» **Charts and diagrams as code**:
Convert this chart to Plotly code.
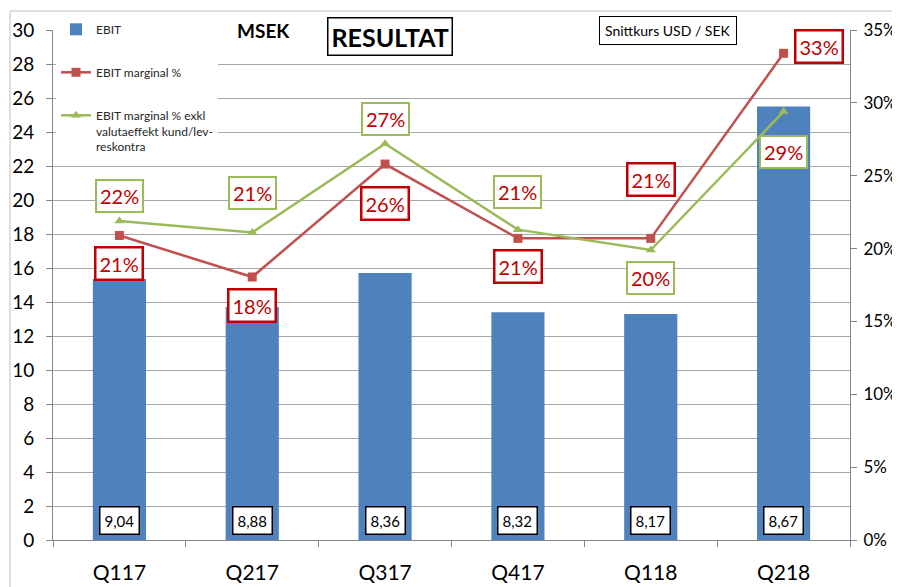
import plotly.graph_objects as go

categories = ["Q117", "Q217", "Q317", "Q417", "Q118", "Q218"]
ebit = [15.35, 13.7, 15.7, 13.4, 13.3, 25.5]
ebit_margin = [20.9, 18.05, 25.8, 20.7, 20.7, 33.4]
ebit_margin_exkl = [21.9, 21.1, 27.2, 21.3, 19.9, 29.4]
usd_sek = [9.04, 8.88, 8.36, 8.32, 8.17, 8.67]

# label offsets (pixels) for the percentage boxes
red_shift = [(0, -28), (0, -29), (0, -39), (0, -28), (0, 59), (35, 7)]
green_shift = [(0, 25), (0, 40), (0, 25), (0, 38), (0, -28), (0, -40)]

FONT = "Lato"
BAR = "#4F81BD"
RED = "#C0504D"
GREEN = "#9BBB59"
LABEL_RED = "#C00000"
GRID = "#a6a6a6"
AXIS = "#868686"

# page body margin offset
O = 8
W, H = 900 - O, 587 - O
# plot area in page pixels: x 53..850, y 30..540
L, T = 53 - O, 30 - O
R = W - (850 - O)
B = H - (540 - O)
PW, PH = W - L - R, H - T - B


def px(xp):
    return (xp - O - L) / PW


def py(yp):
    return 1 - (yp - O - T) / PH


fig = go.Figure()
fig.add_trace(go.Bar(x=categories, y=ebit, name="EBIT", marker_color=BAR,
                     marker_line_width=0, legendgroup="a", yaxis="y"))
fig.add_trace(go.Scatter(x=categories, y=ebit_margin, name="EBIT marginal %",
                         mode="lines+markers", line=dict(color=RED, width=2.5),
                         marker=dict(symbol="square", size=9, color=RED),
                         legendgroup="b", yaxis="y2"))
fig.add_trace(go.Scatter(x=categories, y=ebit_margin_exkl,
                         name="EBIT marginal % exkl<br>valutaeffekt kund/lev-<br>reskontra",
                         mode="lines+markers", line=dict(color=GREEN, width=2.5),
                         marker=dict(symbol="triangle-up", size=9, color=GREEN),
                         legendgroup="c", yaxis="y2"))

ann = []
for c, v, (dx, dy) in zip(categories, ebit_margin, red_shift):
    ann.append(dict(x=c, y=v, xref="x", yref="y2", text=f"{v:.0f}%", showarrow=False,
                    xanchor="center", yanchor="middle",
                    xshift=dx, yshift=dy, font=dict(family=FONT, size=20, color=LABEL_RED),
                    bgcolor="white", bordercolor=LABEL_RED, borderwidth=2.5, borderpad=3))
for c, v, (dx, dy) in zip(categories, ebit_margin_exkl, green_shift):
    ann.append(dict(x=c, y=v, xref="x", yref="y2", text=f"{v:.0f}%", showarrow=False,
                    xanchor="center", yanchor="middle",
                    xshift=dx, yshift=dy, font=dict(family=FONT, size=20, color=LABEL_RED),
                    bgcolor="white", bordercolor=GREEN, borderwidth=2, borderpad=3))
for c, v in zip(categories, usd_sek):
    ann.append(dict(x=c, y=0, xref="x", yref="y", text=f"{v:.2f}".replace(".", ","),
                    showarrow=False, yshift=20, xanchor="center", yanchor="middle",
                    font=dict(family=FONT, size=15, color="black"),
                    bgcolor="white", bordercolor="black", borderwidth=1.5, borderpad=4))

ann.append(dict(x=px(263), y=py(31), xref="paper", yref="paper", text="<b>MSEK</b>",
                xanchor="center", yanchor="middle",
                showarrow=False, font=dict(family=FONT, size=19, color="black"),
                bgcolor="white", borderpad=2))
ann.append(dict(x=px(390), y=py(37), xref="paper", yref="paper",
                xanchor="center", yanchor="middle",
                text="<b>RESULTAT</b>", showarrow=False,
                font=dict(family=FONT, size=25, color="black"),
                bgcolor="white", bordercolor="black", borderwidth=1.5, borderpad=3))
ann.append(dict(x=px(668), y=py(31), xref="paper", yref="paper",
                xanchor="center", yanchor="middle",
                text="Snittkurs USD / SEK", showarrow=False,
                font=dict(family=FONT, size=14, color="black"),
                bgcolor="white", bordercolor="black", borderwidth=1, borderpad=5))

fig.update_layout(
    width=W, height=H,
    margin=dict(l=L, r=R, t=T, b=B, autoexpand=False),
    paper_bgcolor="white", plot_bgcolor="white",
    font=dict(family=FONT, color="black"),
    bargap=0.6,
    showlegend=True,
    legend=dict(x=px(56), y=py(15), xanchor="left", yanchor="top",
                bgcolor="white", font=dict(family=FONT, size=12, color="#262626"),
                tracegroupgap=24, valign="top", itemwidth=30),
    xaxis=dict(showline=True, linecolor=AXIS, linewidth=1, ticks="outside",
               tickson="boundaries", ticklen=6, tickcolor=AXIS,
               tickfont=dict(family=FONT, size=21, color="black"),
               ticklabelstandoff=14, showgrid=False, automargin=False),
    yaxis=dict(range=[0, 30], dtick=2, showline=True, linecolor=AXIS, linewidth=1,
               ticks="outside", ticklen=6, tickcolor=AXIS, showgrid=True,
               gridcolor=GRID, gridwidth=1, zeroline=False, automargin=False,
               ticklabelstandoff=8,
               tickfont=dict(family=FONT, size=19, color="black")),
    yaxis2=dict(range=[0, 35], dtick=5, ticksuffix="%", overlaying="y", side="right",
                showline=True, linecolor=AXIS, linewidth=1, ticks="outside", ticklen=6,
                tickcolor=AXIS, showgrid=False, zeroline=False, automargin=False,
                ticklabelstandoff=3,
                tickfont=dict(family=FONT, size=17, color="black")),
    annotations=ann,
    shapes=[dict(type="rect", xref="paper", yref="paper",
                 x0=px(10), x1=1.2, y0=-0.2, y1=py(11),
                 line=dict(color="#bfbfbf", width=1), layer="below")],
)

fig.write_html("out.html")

==

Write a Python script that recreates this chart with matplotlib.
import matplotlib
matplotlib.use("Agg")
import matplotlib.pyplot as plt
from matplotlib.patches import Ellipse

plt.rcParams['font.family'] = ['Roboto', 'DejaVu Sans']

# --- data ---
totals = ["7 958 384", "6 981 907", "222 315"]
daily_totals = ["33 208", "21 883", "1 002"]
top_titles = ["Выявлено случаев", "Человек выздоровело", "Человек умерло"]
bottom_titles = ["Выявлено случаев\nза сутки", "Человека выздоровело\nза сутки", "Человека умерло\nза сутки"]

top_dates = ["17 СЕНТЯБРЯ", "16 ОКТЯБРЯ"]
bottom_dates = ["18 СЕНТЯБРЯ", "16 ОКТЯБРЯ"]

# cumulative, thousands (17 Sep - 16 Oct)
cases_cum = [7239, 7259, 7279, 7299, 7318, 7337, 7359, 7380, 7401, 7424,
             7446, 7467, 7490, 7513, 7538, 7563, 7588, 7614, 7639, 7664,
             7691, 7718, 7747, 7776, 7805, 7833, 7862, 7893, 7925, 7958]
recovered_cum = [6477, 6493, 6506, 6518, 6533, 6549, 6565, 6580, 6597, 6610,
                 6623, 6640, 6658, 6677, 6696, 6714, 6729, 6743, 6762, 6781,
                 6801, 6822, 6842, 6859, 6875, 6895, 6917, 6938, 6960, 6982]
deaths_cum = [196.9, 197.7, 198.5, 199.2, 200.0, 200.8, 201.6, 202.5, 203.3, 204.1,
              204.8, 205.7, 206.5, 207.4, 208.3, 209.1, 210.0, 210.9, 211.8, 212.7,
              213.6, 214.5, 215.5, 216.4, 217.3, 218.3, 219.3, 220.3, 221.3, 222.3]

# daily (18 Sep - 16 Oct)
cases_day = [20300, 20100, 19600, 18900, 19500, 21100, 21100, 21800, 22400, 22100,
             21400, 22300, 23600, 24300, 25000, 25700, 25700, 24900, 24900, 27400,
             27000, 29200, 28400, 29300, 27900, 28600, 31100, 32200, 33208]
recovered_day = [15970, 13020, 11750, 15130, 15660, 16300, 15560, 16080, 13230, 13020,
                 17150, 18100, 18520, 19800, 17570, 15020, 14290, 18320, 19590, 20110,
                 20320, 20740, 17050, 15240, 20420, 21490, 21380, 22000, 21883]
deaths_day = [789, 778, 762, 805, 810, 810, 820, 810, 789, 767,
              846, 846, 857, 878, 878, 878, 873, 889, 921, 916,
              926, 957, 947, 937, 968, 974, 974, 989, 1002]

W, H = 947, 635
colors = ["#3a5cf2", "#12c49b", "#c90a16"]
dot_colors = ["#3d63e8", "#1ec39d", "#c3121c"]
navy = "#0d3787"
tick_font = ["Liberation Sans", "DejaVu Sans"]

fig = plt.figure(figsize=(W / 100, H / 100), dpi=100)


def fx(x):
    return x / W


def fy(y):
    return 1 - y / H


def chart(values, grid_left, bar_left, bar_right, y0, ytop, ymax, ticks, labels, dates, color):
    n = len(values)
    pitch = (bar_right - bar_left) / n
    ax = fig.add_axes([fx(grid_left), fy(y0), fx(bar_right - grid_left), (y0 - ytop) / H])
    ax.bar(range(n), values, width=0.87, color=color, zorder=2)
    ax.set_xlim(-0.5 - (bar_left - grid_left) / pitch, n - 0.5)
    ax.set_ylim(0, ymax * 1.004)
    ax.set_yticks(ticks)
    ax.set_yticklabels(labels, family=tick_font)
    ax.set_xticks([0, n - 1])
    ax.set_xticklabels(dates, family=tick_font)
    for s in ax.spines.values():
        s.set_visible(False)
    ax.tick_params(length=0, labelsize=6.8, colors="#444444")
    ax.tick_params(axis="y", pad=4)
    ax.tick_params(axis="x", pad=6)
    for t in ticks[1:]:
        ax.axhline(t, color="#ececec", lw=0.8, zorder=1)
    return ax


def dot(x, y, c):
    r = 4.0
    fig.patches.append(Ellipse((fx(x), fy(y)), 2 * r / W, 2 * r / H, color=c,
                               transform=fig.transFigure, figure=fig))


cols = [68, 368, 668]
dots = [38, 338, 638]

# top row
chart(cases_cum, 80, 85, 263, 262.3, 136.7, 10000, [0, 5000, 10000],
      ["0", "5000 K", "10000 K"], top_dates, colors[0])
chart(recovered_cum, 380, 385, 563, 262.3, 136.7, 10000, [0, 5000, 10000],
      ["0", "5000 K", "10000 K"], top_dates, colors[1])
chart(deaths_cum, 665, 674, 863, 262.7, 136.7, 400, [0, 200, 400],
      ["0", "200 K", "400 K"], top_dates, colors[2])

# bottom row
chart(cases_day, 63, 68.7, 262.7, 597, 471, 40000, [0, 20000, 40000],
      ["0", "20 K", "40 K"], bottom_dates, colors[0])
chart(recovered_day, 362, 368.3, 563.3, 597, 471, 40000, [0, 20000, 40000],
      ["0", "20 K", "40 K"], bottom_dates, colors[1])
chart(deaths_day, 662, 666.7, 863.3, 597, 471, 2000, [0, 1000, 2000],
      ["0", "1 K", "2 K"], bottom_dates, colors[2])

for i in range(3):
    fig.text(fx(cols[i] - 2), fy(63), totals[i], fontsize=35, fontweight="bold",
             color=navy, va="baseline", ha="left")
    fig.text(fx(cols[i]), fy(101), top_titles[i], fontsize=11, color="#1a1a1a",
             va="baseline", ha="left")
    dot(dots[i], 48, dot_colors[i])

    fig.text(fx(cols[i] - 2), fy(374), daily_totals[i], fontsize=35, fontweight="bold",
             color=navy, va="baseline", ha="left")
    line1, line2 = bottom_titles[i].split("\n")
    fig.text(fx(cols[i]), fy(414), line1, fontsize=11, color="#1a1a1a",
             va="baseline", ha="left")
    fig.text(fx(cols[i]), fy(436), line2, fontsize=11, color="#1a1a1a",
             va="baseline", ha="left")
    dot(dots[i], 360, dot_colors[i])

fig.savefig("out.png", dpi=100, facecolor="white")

» **WHAT THIS TASK INVOLVES**: Leave the pictures out, and transcribe exactly the lines above starting at the one that contains "Convert this chart to Plotly code." and ending at the one that contains "return 1 - (yp - O - T) / PH".

» **FINISHED TASK**:
Convert this chart to Plotly code.
import plotly.graph_objects as go

categories = ["Q117", "Q217", "Q317", "Q417", "Q118", "Q218"]
ebit = [15.35, 13.7, 15.7, 13.4, 13.3, 25.5]
ebit_margin = [20.9, 18.05, 25.8, 20.7, 20.7, 33.4]
ebit_margin_exkl = [21.9, 21.1, 27.2, 21.3, 19.9, 29.4]
usd_sek = [9.04, 8.88, 8.36, 8.32, 8.17, 8.67]

# label offsets (pixels) for the percentage boxes
red_shift = [(0, -28), (0, -29), (0, -39), (0, -28), (0, 59), (35, 7)]
green_shift = [(0, 25), (0, 40), (0, 25), (0, 38), (0, -28), (0, -40)]

FONT = "Lato"
BAR = "#4F81BD"
RED = "#C0504D"
GREEN = "#9BBB59"
LABEL_RED = "#C00000"
GRID = "#a6a6a6"
AXIS = "#868686"

# page body margin offset
O = 8
W, H = 900 - O, 587 - O
# plot area in page pixels: x 53..850, y 30..540
L, T = 53 - O, 30 - O
R = W - (850 - O)
B = H - (540 - O)
PW, PH = W - L - R, H - T - B


def px(xp):
    return (xp - O - L) / PW


def py(yp):
    return 1 - (yp - O - T) / PH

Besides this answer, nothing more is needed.